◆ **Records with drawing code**
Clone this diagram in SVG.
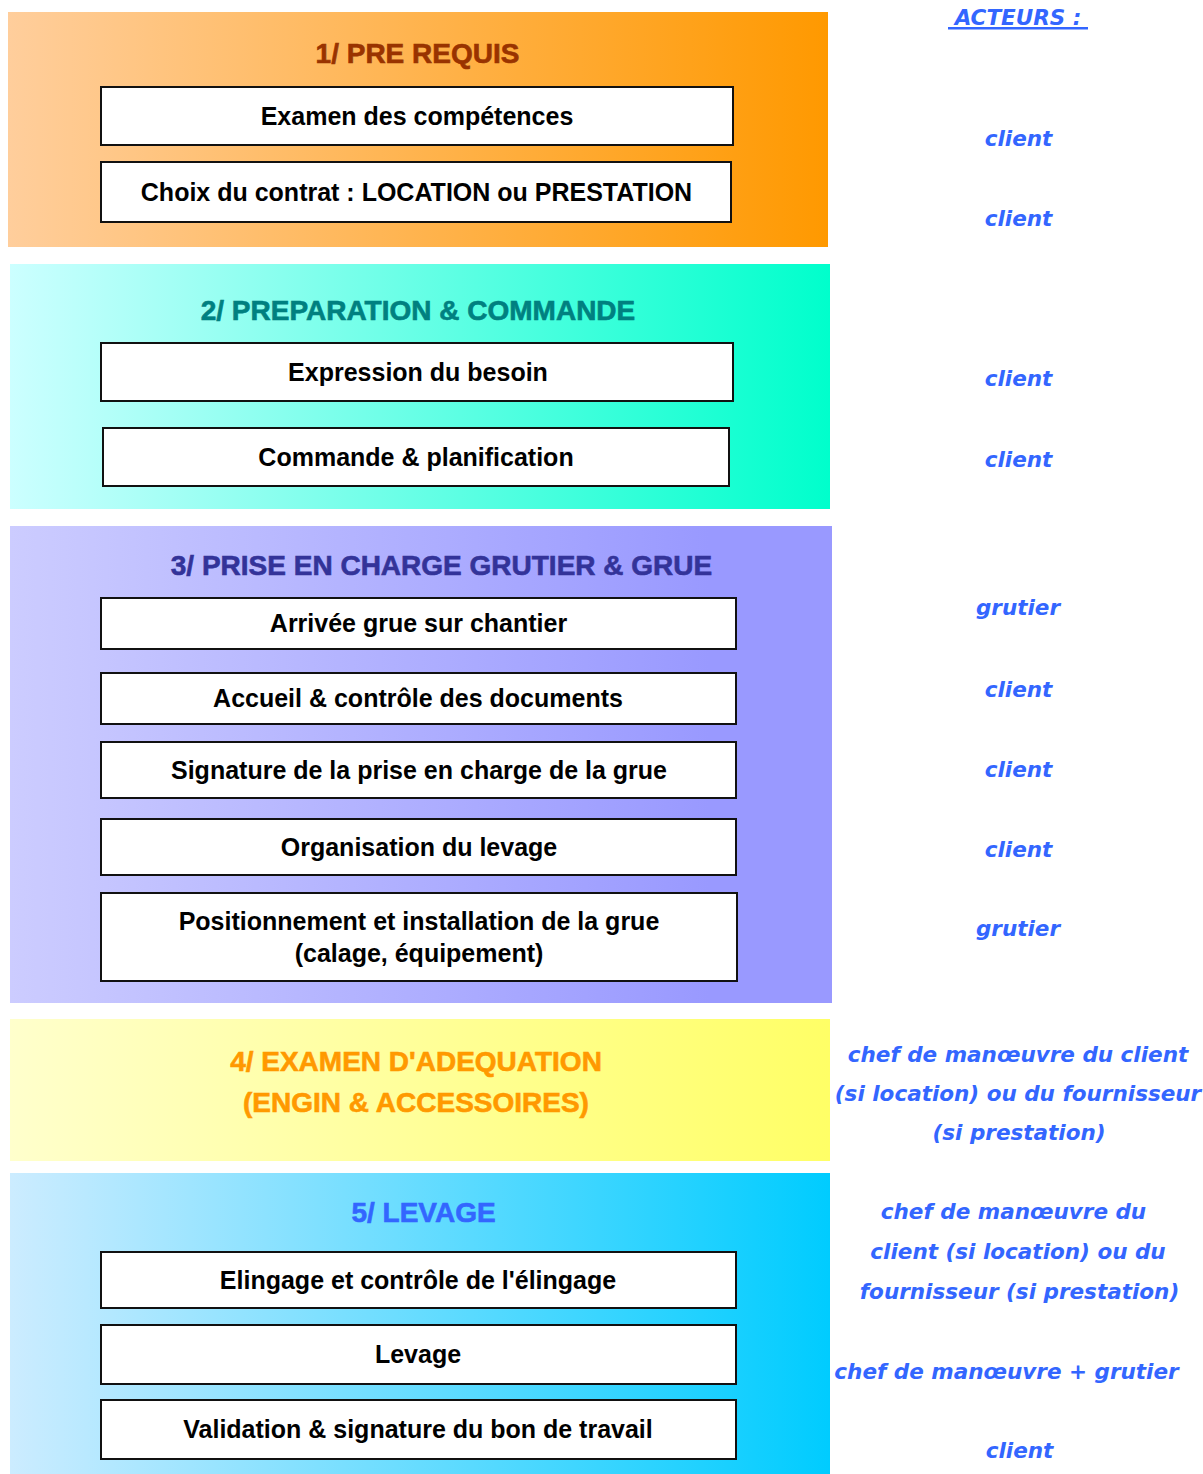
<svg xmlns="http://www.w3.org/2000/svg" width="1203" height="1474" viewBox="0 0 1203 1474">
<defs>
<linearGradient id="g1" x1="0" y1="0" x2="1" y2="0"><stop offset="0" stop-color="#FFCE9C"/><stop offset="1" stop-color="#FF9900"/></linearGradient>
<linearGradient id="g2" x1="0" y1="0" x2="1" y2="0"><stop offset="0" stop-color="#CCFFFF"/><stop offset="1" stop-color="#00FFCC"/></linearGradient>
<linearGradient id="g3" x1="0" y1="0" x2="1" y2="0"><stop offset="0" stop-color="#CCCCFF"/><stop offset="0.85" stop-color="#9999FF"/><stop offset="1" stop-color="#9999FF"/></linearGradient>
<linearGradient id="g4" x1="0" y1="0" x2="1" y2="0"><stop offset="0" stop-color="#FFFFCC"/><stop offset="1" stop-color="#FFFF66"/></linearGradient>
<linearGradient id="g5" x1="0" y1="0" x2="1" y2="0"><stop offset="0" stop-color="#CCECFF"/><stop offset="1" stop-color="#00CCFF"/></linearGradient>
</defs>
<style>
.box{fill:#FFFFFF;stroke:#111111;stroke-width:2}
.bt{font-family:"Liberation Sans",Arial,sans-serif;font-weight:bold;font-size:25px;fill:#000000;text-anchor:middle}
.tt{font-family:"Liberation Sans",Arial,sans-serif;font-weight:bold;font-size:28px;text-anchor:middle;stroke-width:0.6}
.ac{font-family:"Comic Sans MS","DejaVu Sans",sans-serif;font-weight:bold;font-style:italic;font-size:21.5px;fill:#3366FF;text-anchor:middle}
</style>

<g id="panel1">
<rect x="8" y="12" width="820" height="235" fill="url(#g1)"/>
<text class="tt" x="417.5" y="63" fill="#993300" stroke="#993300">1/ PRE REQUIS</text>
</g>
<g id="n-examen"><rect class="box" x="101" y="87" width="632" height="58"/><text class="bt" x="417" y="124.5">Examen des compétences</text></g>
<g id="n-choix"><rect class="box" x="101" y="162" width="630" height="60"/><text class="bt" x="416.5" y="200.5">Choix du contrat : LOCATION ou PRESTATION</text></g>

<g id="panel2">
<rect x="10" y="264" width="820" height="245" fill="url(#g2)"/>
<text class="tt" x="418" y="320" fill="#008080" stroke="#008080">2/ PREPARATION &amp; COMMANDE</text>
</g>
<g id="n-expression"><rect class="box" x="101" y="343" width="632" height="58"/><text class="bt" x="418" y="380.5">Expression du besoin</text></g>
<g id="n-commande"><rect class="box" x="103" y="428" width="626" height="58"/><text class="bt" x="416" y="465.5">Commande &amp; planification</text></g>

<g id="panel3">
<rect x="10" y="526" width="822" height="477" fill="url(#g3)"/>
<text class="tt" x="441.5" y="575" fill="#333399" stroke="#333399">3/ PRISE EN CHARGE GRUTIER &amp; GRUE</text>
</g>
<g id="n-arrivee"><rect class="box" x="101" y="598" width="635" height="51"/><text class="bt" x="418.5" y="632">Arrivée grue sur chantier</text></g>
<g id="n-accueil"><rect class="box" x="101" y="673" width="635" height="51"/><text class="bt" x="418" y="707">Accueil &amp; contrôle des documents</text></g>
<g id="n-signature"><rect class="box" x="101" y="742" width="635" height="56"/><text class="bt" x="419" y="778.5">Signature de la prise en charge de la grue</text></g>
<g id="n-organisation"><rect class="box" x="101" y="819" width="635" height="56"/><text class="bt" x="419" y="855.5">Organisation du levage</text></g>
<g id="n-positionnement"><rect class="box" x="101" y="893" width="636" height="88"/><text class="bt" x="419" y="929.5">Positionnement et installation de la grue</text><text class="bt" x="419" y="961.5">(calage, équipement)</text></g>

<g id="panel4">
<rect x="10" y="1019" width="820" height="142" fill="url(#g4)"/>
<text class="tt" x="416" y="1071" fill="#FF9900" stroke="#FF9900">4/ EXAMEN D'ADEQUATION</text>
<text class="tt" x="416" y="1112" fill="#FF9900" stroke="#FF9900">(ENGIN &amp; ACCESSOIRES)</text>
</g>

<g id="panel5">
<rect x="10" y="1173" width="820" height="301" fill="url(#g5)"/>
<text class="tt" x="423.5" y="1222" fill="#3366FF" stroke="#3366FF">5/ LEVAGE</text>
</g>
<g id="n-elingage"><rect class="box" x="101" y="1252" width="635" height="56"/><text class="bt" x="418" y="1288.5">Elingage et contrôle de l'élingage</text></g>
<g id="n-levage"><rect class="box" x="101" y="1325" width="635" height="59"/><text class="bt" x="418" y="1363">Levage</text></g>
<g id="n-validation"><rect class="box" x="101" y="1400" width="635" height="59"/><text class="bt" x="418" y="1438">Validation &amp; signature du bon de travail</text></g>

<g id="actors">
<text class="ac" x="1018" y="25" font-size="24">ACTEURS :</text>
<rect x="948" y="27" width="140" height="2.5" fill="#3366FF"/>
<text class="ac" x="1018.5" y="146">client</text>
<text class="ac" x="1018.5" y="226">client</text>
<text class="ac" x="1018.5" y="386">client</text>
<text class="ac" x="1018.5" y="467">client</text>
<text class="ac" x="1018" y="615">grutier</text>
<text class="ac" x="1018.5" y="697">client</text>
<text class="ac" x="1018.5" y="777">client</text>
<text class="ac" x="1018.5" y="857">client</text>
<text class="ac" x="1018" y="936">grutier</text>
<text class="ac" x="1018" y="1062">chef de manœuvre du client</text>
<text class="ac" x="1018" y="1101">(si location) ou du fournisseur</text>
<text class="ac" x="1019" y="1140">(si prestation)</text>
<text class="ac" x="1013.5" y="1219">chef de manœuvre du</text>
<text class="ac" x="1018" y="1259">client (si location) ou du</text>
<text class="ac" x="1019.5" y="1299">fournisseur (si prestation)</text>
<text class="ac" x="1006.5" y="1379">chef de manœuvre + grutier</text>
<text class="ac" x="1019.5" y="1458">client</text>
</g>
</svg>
==
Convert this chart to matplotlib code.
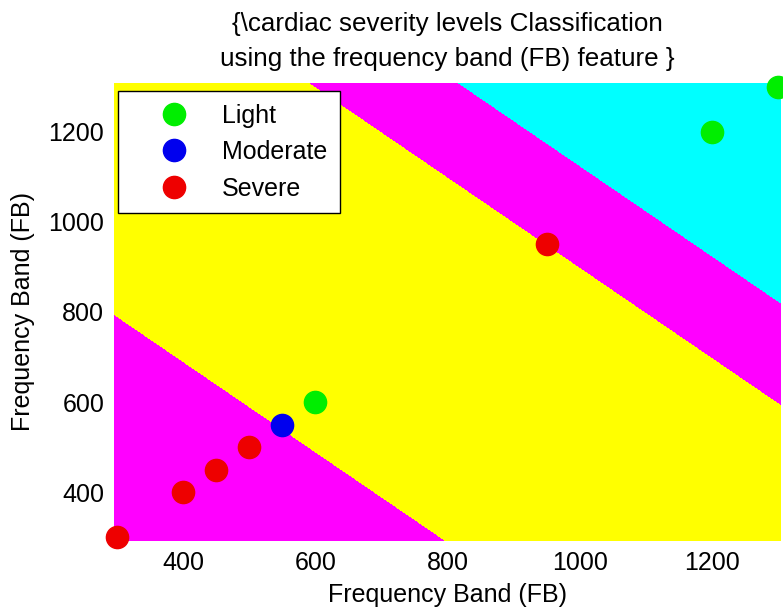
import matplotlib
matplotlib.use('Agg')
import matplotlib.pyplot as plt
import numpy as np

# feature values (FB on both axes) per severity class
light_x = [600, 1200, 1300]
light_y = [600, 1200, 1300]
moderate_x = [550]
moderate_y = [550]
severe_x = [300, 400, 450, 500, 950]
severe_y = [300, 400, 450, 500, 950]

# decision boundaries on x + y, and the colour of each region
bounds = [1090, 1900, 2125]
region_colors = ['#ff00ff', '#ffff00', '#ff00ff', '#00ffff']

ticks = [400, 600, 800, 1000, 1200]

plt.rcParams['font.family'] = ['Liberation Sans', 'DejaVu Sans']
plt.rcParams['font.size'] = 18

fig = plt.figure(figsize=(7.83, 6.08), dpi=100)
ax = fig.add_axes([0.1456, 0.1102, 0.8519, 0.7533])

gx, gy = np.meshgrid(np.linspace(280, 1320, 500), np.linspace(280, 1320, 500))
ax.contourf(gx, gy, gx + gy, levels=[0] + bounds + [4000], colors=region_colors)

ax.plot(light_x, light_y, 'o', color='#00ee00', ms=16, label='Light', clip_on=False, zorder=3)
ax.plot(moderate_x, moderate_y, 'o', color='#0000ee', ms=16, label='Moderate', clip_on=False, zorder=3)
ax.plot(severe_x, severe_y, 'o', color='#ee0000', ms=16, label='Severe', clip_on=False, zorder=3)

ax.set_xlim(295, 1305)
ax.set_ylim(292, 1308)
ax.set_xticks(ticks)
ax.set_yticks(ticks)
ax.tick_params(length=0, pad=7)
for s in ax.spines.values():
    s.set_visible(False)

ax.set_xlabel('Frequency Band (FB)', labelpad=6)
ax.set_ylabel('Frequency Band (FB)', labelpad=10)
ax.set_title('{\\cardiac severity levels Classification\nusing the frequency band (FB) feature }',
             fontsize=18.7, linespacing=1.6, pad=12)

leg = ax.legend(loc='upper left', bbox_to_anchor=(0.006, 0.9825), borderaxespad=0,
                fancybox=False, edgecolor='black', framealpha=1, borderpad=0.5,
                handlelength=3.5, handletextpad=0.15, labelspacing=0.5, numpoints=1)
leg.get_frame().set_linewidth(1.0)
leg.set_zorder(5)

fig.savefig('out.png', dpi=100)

◆ **Job**
Above are some entries; copy exactly the lines from the line with "Convert this chart to matplotlib code." through the line with "ax.contourf(gx, gy, gx", both included, but none of the pictures.

◆ **Correct answer**
Convert this chart to matplotlib code.
import matplotlib
matplotlib.use('Agg')
import matplotlib.pyplot as plt
import numpy as np

# feature values (FB on both axes) per severity class
light_x = [600, 1200, 1300]
light_y = [600, 1200, 1300]
moderate_x = [550]
moderate_y = [550]
severe_x = [300, 400, 450, 500, 950]
severe_y = [300, 400, 450, 500, 950]

# decision boundaries on x + y, and the colour of each region
bounds = [1090, 1900, 2125]
region_colors = ['#ff00ff', '#ffff00', '#ff00ff', '#00ffff']

ticks = [400, 600, 800, 1000, 1200]

plt.rcParams['font.family'] = ['Liberation Sans', 'DejaVu Sans']
plt.rcParams['font.size'] = 18

fig = plt.figure(figsize=(7.83, 6.08), dpi=100)
ax = fig.add_axes([0.1456, 0.1102, 0.8519, 0.7533])

gx, gy = np.meshgrid(np.linspace(280, 1320, 500), np.linspace(280, 1320, 500))
ax.contourf(gx, gy, gx + gy, levels=[0] + bounds + [4000], colors=region_colors)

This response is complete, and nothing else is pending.